- Set task
Exactly retype the opening line of the entries and every line after it, ending with the line that contains "from matplotlib.ticker import". Skip all pictures.

______

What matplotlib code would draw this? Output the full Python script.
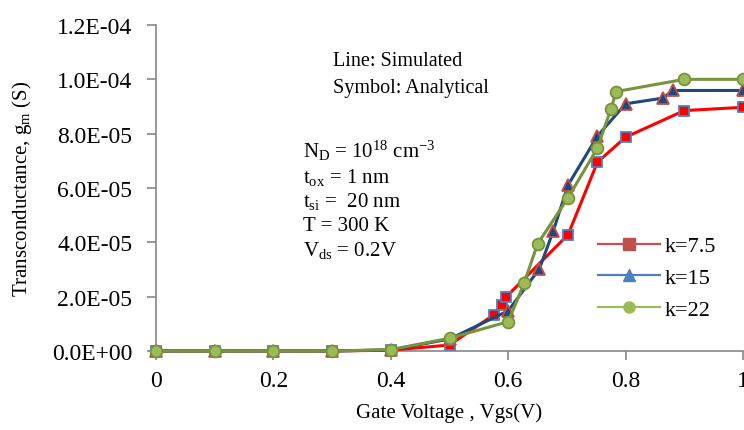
import matplotlib
matplotlib.use('Agg')
import matplotlib.pyplot as plt
from matplotlib.lines import Line2D
from matplotlib.ticker import FormatStrFormatter

plt.rcParams['font.family'] = 'Liberation Serif'
plt.rcParams['mathtext.fontset'] = 'custom'
plt.rcParams['mathtext.rm'] = 'Liberation Serif'
plt.rcParams['mathtext.it'] = 'Liberation Serif:italic'

# gm vs Vgs for the three k values
vgs_k75 = [0, 0.1, 0.2, 0.3, 0.4, 0.5, 0.576, 0.589, 0.596, 0.702, 0.752, 0.80, 0.90, 1.0]
gm_k75 = [0, 0, 0, 0, 3e-7, 2.2e-6, 1.34e-5, 1.7e-5, 1.98e-5, 4.28e-5, 6.95e-5, 7.87e-5, 8.85e-5, 8.97e-5]

vgs_k15 = [0, 0.1, 0.2, 0.3, 0.4, 0.5, 0.60, 0.653, 0.677, 0.702, 0.752, 0.80, 0.864, 0.88, 1.0]
gm_k15 = [0, 0, 0, 0, 4e-7, 4.4e-6, 1.48e-5, 3.02e-5, 4.43e-5, 6.11e-5, 7.91e-5, 9.1e-5, 9.31e-5, 9.59e-5, 9.59e-5]

vgs_k22 = [0, 0.1, 0.2, 0.3, 0.4, 0.5, 0.60, 0.627, 0.65, 0.702, 0.752, 0.775, 0.784, 0.90, 1.0]
gm_k22 = [0, 0, 0, 0, 5e-7, 4.7e-6, 1.08e-5, 2.49e-5, 3.94e-5, 5.64e-5, 7.47e-5, 8.91e-5, 9.55e-5, 1.0e-4, 1.0e-4]

legend_labels = ['k=7.5', 'k=15', 'k=22']

fig = plt.figure(figsize=(7.44, 4.31), dpi=100)
ax = fig.add_axes([156/744, 1-352/431, 587/744, 326/431])

ax.plot(vgs_k75, gm_k75, color='#FF0000', lw=2.2, marker='s', ms=7.5,
        mfc='#FF0000', mec='#4F81BD', mew=1.3, clip_on=False, zorder=3)
ax.plot(vgs_k15, gm_k15, color='#1F497D', lw=2.2, marker='^', ms=8.5,
        mfc='#1F497D', mec='#C0504D', mew=1.3, clip_on=False, zorder=4)
ax.plot(vgs_k22, gm_k22, color='#77933C', lw=2.2, marker='o', ms=8.5,
        mfc='#9BBB59', mec='#77933C', mew=1.3, clip_on=False, zorder=5)

ax.set_xlim(0, 1)
ax.set_ylim(0, 1.2e-4)
ax.set_xticks([0, 0.2, 0.4, 0.6, 0.8, 1.0])
ax.set_xticklabels(['0', '0.2', '0.4', '0.6', '0.8', '1'])
ax.set_yticks([i * 2e-5 for i in range(7)])
ax.yaxis.set_major_formatter(FormatStrFormatter('%.1E'))

for s in ['top', 'right']:
    ax.spines[s].set_visible(False)
for s in ['left', 'bottom']:
    ax.spines[s].set_color('#868686')
    ax.spines[s].set_linewidth(1.2)
ax.tick_params(direction='out', length=6.5, width=1.2, color='#868686',
               labelsize=17, pad=7)
ax.tick_params(axis='y', pad=10.5)

ax.set_xlabel('Gate Voltage , Vgs(V)', fontsize=15, va='center')
ax.set_ylabel('Transconductance, g$_{\\mathrm{m}}$ (S)', fontsize=15, va='center')
ax.xaxis.set_label_coords(0.5, (352-413)/326)
ax.yaxis.set_label_coords((22-156)/587, 0.5)

fig.text(333/744, 1-62/431, 'Line: Simulated', fontsize=14.5, va='center')
fig.text(333/744, 1-88/431, 'Symbol: Analytical', fontsize=14.5, va='center')

params = ['N$_{\\mathrm{D}}$ = 10$^{18}$ cm$^{-3}$',
          't$_{\\mathrm{ox}}$ = 1 nm',
          't$_{\\mathrm{si}}$ =  20 nm',
          'T = 300 K',
          'V$_{\\mathrm{ds}}$ = 0.2V']
for i, p in enumerate(params):
    fig.text(303/744, 1-(158 + 24.5*i)/431, p, fontsize=15, va='baseline')

handles = [
    Line2D([], [], color='#C0504D', lw=1.6, marker='s', ms=8, mfc='#C0504D', mec='#C0504D'),
    Line2D([], [], color='#4F81BD', lw=1.6, marker='^', ms=8, mfc='#4F81BD', mec='#4F81BD'),
    Line2D([], [], color='#9BBB59', lw=1.6, marker='o', ms=8, mfc='#9BBB59', mec='#9BBB59'),
]
fig.legend(handles, legend_labels, loc='upper left',
           bbox_to_anchor=(580/744, 1-219/431), frameon=False, fontsize=16,
           handlelength=2.8, handletextpad=0.2, labelspacing=0.5, borderpad=0.3)

fig.savefig('out.png', dpi=100)
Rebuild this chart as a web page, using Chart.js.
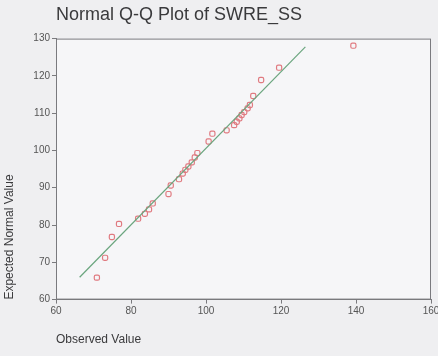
<!DOCTYPE html>
<html>
<head>
<meta charset="utf-8">
<script src="https://cdn.jsdelivr.net/npm/chart.js@4.4.1/dist/chart.umd.min.js"></script>
<style>
  html, body { margin: 0; padding: 0; background: #efeff1; }
  #wrap { width: 438px; height: 356px; }
</style>
</head>
<body>
<div id="wrap"><canvas id="c" width="438" height="356"></canvas></div>
<script>
const chartTitle = "Normal Q-Q Plot of SWRE_SS";
const xAxisTitle = "Observed Value";
const yAxisTitle = "Expected Normal Value";
const observedValues = [70.9, 73.1, 74.9, 76.8, 81.9, 83.7, 84.8, 85.8, 90.0, 90.6, 92.8, 93.8, 94.5, 95.3, 96.2, 97.0, 97.7, 100.7, 101.7, 105.5, 107.5, 108.2, 108.9, 109.5, 110.2, 111.1, 111.7, 112.6, 114.7, 119.5, 139.3];
const expectedValues = [65.9, 71.2, 76.8, 80.3, 81.7, 83.0, 84.2, 85.8, 88.3, 90.6, 92.3, 93.8, 94.8, 95.7, 96.8, 98.1, 99.3, 102.4, 104.5, 105.4, 106.8, 107.7, 108.6, 109.5, 110.3, 111.3, 112.2, 114.6, 118.9, 122.2, 128.1];
const refLineX = [66.3, 126.5];
const refLineY = [66.0, 127.8];
const xTicks = [60, 80, 100, 120, 140, 160];
const yTicks = [60, 70, 80, 90, 100, 110, 120, 130];

const points = observedValues.map((v, i) => ({ x: v, y: expectedValues[i] }));
const linePts = refLineX.map((v, i) => ({ x: v, y: refLineY[i] }));

const frame = {
  id: 'frame',
  beforeDatasetsDraw(chart) {
    const { ctx, chartArea: a } = chart;
    ctx.save();
    ctx.strokeStyle = '#7a7a7e';
    ctx.lineWidth = 1;
    ctx.strokeRect(a.left + 0.5, a.top + 0.5, a.right - a.left - 1, a.bottom - a.top - 1);
    ctx.restore();
  },
  beforeDraw(chart) {
    const { ctx, chartArea: a } = chart;
    ctx.save();
    ctx.fillStyle = '#f6f6f8';
    ctx.fillRect(a.left, a.top, a.right - a.left, a.bottom - a.top);
    ctx.restore();
  }
};

new Chart(document.getElementById('c'), {
  type: 'scatter',
  data: {
    datasets: [
      {
        type: 'line',
        data: linePts,
        borderColor: '#6aa57e',
        borderWidth: 1.2,
        pointRadius: 0,
        fill: false
      },
      {
        data: points,
        pointStyle: 'rectRounded',
        pointRadius: 3,
        backgroundColor: 'rgba(0,0,0,0)',
        borderColor: '#e07a80',
        borderWidth: 1.2
      }
    ]
  },
  plugins: [frame],
  options: {
    responsive: false,
    animation: false,
    layout: { padding: { left: 2, right: 0, top: 0, bottom: 9 } },
    plugins: {
      legend: { display: false },
      tooltip: { enabled: false },
      title: {
        display: true,
        text: chartTitle,
        align: 'start',
        fullSize: false,
        color: '#3a3a3c',
        font: { family: 'Liberation Sans, Arial, sans-serif', size: 18, weight: 'normal' },
        padding: { top: 4, bottom: 13 }
      }
    },
    scales: {
      x: {
        type: 'linear',
        min: 60, max: 160,
        afterBuildTicks(s) { s.ticks = xTicks.map(v => ({ value: v })); },
        afterFit(s) { s.paddingRight = 7; },
        grid: { drawOnChartArea: false, drawTicks: true, tickLength: 4, color: '#7a7a7e' },
        border: { color: '#7a7a7e' },
        ticks: { color: '#555', font: { family: 'Liberation Sans, Arial, sans-serif', size: 10 }, padding: 2, maxRotation: 0 },
        title: {
          display: true, text: xAxisTitle, align: 'start', color: '#3a3a3c',
          font: { family: 'Liberation Sans, Arial, sans-serif', size: 12 },
          padding: { top: 13, bottom: 0 }
        }
      },
      y: {
        type: 'linear',
        min: 60, max: 130,
        afterBuildTicks(s) { s.ticks = yTicks.map(v => ({ value: v })); },
        afterFit(s) { s.width = 54; },
        grid: { drawOnChartArea: false, drawTicks: true, tickLength: 4, color: '#7a7a7e' },
        border: { color: '#7a7a7e' },
        ticks: { color: '#555', font: { family: 'Liberation Sans, Arial, sans-serif', size: 10 }, padding: 2 },
        title: {
          display: true, text: yAxisTitle, align: 'start', color: '#3a3a3c',
          font: { family: 'Liberation Sans, Arial, sans-serif', size: 12 },
          padding: { top: 0, bottom: 4 }
        }
      }
    }
  }
});
</script>
</body>
</html>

______

- Exercise response
What matplotlib code would draw this? Output the full Python script.
import matplotlib
matplotlib.use('Agg')
import matplotlib.pyplot as plt
from matplotlib.lines import Line2D
from matplotlib.ticker import FormatStrFormatter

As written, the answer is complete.